Find the string "this" in the data, then copy every line where it is found.

Items >>
^^^^
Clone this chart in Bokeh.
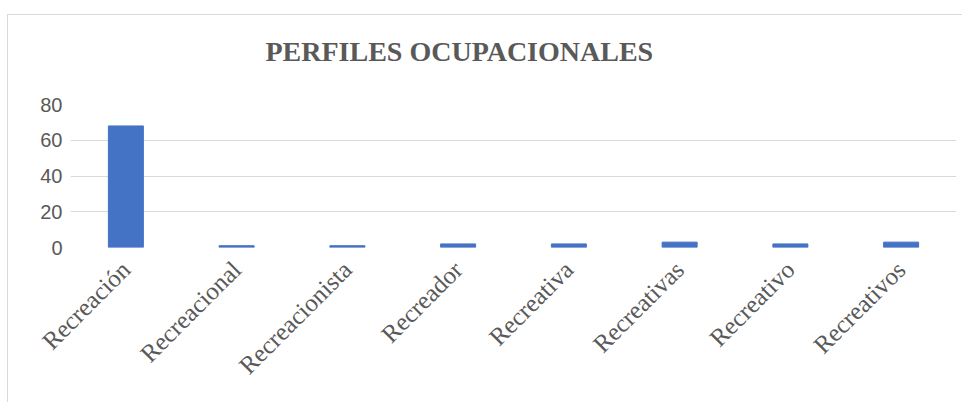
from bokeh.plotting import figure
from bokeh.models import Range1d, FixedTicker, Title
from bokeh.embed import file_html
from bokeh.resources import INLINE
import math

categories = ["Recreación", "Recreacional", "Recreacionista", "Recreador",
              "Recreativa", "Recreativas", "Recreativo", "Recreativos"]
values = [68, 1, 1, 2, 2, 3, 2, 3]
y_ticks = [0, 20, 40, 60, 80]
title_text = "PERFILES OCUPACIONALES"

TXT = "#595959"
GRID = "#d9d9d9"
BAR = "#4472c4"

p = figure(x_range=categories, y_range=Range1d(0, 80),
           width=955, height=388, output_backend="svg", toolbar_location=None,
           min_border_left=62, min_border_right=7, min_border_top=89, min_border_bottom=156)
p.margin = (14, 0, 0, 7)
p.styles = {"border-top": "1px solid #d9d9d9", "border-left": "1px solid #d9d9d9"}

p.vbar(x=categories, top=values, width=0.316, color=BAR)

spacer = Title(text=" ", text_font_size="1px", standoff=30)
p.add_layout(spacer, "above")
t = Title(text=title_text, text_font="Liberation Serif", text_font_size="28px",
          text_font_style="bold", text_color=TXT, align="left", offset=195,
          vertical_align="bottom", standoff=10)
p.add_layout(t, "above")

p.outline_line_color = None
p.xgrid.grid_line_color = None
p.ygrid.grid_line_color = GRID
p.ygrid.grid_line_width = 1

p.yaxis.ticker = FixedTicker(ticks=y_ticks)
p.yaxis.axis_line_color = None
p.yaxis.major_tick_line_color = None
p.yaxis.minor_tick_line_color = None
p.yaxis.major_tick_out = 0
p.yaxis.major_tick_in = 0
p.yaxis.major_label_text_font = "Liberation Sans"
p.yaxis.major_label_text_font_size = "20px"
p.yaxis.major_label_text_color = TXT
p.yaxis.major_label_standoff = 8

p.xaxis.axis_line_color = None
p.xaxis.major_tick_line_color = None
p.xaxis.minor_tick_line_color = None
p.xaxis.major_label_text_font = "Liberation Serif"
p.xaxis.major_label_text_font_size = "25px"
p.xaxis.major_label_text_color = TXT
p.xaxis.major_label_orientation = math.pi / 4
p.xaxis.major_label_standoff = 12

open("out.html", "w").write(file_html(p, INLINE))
^^^^
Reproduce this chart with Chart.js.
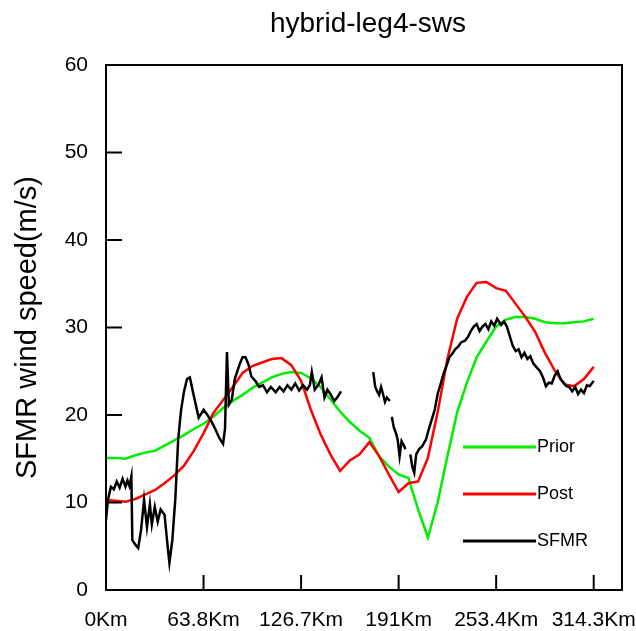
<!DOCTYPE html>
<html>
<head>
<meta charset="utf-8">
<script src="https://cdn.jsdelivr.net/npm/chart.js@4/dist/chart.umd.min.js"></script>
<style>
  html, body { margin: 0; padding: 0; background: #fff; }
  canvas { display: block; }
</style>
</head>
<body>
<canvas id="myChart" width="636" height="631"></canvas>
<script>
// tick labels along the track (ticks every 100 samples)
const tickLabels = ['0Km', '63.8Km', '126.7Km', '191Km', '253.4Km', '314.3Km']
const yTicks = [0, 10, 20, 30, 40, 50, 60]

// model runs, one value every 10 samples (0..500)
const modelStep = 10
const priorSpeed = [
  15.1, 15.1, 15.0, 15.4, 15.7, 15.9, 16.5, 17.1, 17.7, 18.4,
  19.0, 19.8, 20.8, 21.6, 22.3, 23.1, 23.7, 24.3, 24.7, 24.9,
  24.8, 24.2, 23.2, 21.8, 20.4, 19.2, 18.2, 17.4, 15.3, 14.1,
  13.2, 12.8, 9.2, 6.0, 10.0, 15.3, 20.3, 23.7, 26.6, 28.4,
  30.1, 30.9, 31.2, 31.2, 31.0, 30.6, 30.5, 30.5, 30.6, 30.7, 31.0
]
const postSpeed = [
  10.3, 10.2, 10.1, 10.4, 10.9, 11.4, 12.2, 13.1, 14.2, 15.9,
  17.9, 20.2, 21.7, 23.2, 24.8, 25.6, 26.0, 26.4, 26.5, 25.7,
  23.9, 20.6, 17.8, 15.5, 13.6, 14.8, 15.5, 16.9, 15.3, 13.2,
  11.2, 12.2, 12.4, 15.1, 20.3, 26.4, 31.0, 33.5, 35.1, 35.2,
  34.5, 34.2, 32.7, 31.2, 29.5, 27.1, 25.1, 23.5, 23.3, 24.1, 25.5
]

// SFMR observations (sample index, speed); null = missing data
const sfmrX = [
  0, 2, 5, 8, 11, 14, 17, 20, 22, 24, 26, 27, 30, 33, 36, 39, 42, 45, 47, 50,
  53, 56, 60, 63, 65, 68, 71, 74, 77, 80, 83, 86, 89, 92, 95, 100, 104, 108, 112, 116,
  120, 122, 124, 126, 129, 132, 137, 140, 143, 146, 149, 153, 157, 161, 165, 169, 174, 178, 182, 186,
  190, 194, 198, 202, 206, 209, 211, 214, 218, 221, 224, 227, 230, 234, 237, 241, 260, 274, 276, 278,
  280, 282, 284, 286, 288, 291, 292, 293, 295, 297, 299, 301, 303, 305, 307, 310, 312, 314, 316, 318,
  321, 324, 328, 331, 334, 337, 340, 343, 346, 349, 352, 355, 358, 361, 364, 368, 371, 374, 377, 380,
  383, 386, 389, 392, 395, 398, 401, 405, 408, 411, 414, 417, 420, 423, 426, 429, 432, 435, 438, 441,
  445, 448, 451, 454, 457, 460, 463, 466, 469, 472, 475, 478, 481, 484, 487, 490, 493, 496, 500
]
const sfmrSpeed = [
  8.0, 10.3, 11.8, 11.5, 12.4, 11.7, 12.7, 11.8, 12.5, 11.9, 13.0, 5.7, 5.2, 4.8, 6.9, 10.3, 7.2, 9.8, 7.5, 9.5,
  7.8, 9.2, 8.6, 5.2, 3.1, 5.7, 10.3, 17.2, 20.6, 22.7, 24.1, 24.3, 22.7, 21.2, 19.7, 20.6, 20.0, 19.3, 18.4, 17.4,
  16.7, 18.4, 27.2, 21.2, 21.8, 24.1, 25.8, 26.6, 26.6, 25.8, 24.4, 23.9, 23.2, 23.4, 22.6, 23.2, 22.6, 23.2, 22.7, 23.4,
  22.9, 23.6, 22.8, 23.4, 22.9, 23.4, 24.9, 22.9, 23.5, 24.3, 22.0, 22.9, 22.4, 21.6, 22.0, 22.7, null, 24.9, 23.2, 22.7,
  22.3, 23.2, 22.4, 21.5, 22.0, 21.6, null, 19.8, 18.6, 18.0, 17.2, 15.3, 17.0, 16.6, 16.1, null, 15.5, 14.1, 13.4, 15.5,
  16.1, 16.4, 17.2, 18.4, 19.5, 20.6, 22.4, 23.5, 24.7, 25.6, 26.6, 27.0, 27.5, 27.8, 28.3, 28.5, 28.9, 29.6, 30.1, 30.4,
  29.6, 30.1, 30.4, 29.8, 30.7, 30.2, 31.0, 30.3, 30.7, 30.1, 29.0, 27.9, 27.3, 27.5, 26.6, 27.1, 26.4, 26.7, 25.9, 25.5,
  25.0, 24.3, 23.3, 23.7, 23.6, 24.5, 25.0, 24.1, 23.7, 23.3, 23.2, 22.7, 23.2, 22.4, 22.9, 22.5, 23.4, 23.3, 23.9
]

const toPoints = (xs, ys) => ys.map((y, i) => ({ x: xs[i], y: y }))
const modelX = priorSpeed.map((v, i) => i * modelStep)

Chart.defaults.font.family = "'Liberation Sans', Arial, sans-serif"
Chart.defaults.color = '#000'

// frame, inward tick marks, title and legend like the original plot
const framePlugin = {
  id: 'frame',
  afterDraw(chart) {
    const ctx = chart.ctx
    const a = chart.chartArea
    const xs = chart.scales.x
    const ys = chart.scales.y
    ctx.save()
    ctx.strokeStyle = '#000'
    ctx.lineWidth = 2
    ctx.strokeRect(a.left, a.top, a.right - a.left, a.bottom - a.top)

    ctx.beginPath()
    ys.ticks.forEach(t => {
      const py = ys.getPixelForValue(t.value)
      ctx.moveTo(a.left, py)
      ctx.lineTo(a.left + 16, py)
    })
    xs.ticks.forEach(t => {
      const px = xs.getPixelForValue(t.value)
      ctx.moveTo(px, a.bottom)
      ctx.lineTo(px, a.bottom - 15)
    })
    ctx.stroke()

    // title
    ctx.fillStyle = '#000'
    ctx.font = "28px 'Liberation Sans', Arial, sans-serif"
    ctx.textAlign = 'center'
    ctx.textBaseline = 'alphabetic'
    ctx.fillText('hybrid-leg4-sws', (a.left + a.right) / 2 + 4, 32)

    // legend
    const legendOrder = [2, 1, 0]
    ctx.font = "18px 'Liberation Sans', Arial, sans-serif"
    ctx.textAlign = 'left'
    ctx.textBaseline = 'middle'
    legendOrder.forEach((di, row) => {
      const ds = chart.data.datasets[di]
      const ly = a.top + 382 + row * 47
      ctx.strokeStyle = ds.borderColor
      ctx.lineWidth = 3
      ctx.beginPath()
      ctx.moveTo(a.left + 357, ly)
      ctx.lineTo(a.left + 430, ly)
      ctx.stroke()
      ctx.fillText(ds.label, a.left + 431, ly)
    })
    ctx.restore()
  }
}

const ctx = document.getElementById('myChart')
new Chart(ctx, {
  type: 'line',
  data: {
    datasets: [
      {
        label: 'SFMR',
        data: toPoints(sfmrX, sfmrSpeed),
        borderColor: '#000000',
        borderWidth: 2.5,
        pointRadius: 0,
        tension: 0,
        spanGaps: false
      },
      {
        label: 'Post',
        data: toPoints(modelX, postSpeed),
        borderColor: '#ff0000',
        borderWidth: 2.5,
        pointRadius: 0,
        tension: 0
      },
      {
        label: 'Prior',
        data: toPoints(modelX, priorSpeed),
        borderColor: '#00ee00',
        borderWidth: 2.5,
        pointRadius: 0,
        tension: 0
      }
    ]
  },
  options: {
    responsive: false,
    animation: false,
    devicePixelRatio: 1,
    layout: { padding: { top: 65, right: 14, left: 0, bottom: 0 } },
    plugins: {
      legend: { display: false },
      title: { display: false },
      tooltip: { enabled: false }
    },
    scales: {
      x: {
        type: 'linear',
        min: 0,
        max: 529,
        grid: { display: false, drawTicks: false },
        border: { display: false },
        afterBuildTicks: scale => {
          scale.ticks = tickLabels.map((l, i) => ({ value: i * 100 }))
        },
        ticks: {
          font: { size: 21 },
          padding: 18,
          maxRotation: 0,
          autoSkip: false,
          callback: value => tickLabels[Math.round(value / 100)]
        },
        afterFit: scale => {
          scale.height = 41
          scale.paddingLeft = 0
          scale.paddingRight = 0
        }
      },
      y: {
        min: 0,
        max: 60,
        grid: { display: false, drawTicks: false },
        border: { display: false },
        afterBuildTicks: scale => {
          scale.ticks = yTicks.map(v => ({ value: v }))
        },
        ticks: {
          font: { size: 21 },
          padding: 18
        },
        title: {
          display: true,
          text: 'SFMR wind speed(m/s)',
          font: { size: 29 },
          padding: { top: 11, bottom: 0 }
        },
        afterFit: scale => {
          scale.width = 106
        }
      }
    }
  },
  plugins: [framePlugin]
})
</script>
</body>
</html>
^^^^
Final result >>
Clone this chart in Bokeh.
Reproduce this chart with Chart.js.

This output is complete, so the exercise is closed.